Queda no número de casos Com mais de 123 mil crianças e adolescentes casando em 2017, o número de uniões infantis no Brasil ainda é grande. Entretanto, a quantidade de matrimônios vem caindo desde o início da série histórica do IBGE, em 2003.

Naquele ano, se casaram 155.832 pessoas com menos de 19 anos, dos quais, 12,038 uniões ocorreram na Bahia. Quatorze anos depois, em 2017, o valor caiu 20,7% na país e 35,5% no estado, para 123.473 e 7.757, respectivamente.
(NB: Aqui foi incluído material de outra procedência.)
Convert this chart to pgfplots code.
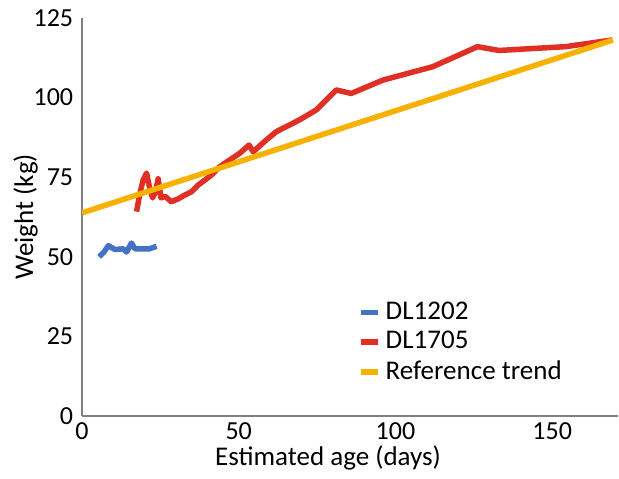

A Supervisora de Disseminação de Informações do IBGE, Mariana Viveiros, aponta que a redução no número de casamentos infantis se deve ao maior acesso das meninas à educação e a mudança nos padrões que a sociedade impõe às garotas.“As meninas se casarem cedo é uma questão feminina que tem a ver com uma cultura. Já foi muito mais importante e vem caindo porque as mulheres estão estudando mais. Não se vê mais o casamento como um rito de passagem para as meninas”, esclareceu.A idade média dos casamentos heteronormativos também vêm caindo desde 2003. A Supervisora de Disseminação de Informações do IBGE afirma que a idade da união aumentou, mesmo entre as crianças e adolescentes.

“A gente também sabe que [o casamento infantil] é um fenômeno muito associado a um baixo nível de instrução. A gente vê que os indicadores educacionais melhoram e percebemos um envelhecimento na idade ao casar”, explicou.

Em 2007, a mediana para os homens selarem os laços era de 29 anos e para as mulheres de 26. Dez anos depois, os dados mais atualizados demonstram que a média dos homens se casam com 30 anos e as mulheres tendem a se casar aos 28.